Records with drawing code
————

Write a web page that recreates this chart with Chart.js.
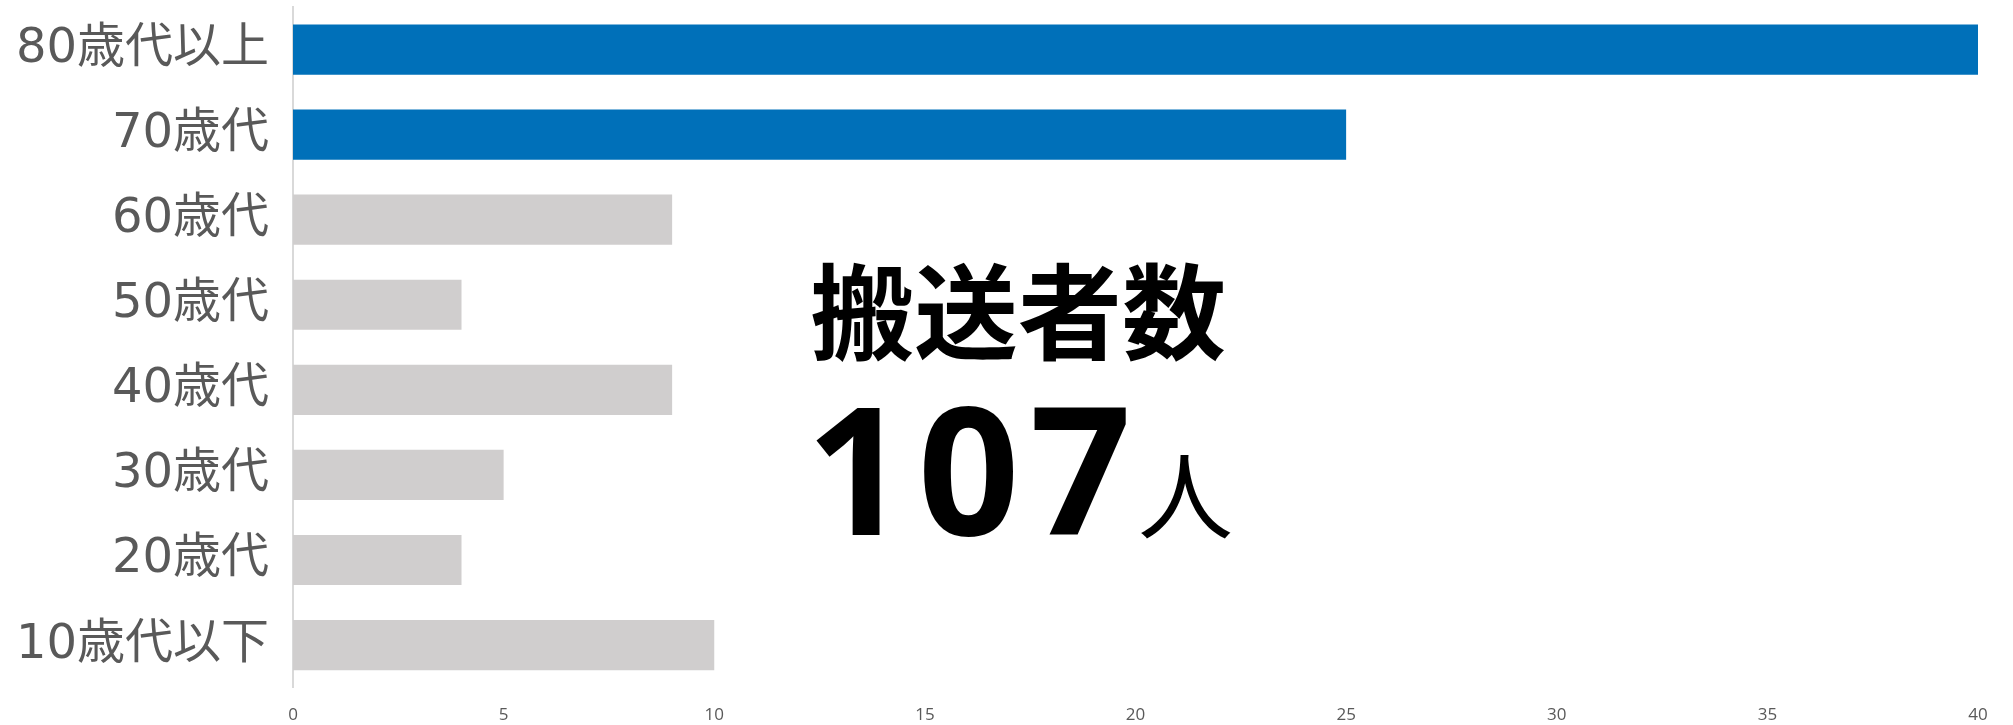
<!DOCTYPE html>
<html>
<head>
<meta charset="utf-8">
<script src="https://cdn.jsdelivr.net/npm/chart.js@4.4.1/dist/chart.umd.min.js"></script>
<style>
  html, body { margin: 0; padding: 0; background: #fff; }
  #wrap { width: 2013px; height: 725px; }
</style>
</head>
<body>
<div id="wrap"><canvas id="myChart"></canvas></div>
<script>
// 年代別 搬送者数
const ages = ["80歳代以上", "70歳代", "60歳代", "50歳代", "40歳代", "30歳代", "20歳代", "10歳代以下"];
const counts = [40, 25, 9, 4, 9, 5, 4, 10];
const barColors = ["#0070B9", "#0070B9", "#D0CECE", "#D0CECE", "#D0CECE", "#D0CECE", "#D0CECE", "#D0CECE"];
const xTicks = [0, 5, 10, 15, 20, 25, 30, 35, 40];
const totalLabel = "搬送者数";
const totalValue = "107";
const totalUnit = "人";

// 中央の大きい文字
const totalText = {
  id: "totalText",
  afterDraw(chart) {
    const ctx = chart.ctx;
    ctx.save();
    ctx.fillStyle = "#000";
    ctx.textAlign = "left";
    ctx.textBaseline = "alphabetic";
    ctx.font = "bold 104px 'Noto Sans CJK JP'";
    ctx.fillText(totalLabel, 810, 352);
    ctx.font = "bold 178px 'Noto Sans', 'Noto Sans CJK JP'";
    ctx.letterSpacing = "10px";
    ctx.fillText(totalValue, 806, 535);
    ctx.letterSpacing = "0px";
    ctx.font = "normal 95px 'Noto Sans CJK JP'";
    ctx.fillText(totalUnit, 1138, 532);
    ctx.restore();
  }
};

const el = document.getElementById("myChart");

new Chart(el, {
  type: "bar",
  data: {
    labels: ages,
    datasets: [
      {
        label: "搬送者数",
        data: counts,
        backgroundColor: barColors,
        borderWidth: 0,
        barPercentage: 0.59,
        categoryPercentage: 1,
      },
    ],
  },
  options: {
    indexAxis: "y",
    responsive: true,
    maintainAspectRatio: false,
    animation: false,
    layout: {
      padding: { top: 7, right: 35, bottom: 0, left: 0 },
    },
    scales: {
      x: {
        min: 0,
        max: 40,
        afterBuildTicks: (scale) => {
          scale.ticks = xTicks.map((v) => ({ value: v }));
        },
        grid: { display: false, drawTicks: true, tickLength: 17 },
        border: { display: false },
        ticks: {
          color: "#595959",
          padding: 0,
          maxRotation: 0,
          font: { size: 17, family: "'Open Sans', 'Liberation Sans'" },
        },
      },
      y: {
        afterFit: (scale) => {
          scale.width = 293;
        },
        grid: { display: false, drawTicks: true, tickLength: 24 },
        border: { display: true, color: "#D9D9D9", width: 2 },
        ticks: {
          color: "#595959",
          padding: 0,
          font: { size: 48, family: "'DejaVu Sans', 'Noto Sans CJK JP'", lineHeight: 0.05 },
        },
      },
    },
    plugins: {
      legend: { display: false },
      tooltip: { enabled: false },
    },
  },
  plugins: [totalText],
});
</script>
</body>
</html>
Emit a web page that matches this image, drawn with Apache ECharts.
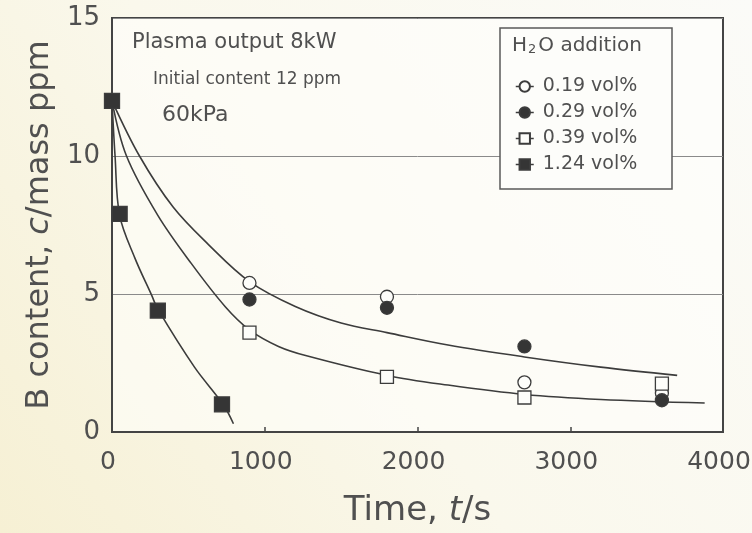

————

■ EXERCISE BRIEF:
Using the listing above, show every line that includes the string "this".

■ WRITTEN RESPONSE:
Write a web page that recreates this chart with Chart.js.
Emit a web page that matches this image, drawn with Apache ECharts.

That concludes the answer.